La semana pasada mis recuerdos se agolparon: “al Príncipe Rogelito” dice el sobre que mi abuelo envió con mi madre el viernes. No es nada del otro mundo su obsequio –un calzoncillo y un par de medias–, pero el gesto es significativo en un hombre como él. Ni siquiera estoy segura de que sea su letra… no recuerdo cómo es su letra.
Mi abuelo es de cepa dura: negro, bajito, feo, pobre, analfabeto funcional hasta 1961, huérfano de madre. Mi abuelo, como la palma de Guillén, estaba solo, y ya no supo cambiar esa cualidad cuando cumplió con la faena de ser padre. Enseñó a mi madre a estar sola.
No recuerdo que mi madre y mi abuelo se quisieran. No puedo citar un hecho, una frase, simplemente sabía que era así y –cosas de la infancia– lo consideraba natural. No se si mi madre sabe cuánto se le parece, cuanto nos parecemos las dos a él en la amarga raíz de nuestra fuerza para seguir adelante, de imaginarnos solas.
Mi abuelo es albañil, y cuando yo era pequeña tenía un taller de lozas de granito en los bajos de la casa, que había construido poco a poco con sus propias manos. Recuerdo mirarlo por largo rato en la exigente tarea de mezclar arena, piedra y cemento, preparar moldes, pulir la piedra ya fundida. Yo pensaba que mi abuelo era útil y fuerte, que sus lozas eran bellas, y el suyo un trabajo excelente porque no había que escribir nunca. Las lozas, rodapiés y lavaderos de mi abuelo eran un gran contraste con el trabajo de mi madre: funcionaria del Ministerio de Educación siempre atareada con informes, visitas, y seminarios que no parecían hacerla feliz.
Con mi abuelo aprendí del racismo en el lenguaje, allá por 1986:
–¿Quién es ese negro prieto con él que estabas hablando? –Yasmín, no se dice “negro prieto”, se dice “señor de color”. –Abuelo, ¿y quién es la gente transparente? –¡Hay niña!, ahí si que no puedo contestarte.
La pasión de mi abuelo es el baile, es socio del Círculo Social “La gaviota”, en Casablanca, y del Liceo de Regla.

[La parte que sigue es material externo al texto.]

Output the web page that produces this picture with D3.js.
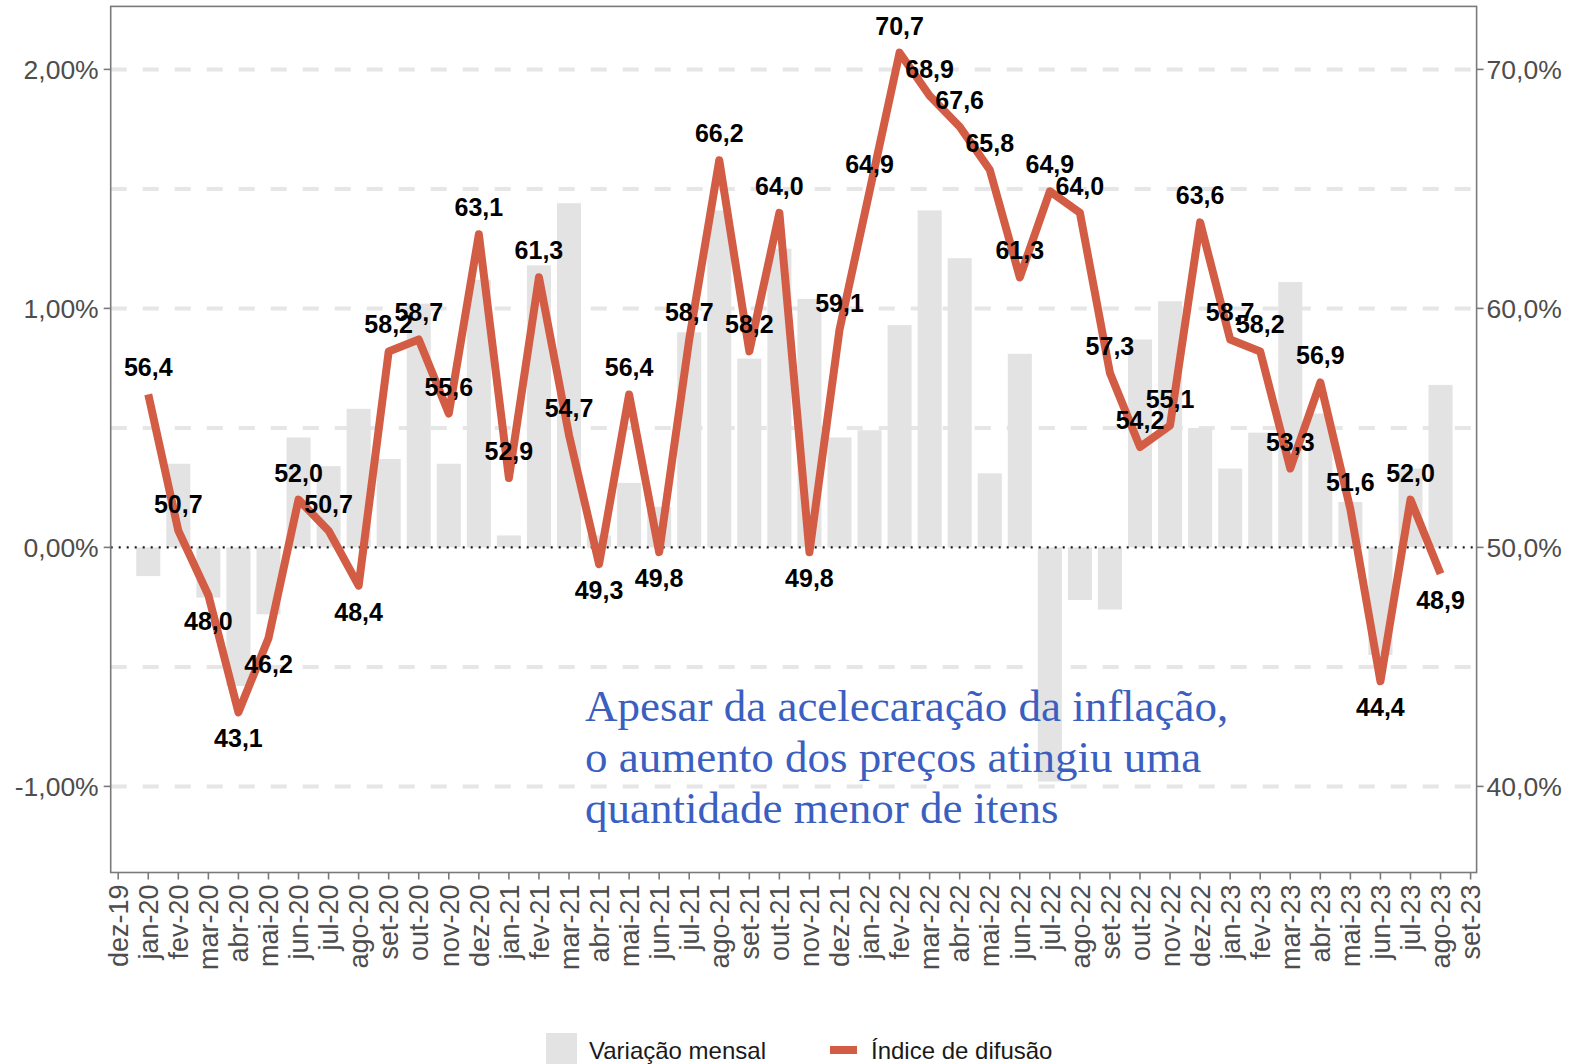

Desde que tengo memoria va a bailar al menos una vez por semana. Casino, ni más ni menos, con las vueltas y las pausas que el Beny, Celia Cruz y la Aragón impusieran hace medio siglo. Mucha gente conoce a mi abuelo de haberlo visto –incluso en los años más oscuros de la década del noventa– bailar con sus elegantes trajes de color hueso o blanco, zapatos claros o de dos tonos, a menudo con sombrero. Una imagen anacrónica y elegante.
No compartía esa pasión con mi abuela.
Al crecer me alejé del abuelo, porque no congeniábamos en política y porque ya no me interesaba hacer lozas de granito.
Ahora, después de negarse a tener mil pequeñas amabilidades con toda la familia, algo ha hecho mella en él. ¿La edad? Se preocupa de los bisnietos: visita a Seriosha, el hijo de Maday, me llama por teléfono cada dos o tres días para saber de Auril e incluso ha cruzado la ciudad dos veces para verle. Mi abuelo sigue actuando con la rudeza de siempre, pero ahora sus actos buscan una amabilidad torpe que nos extraña.
No se si lloraré al perderle.
Me pregunto si él lo consideraría educado.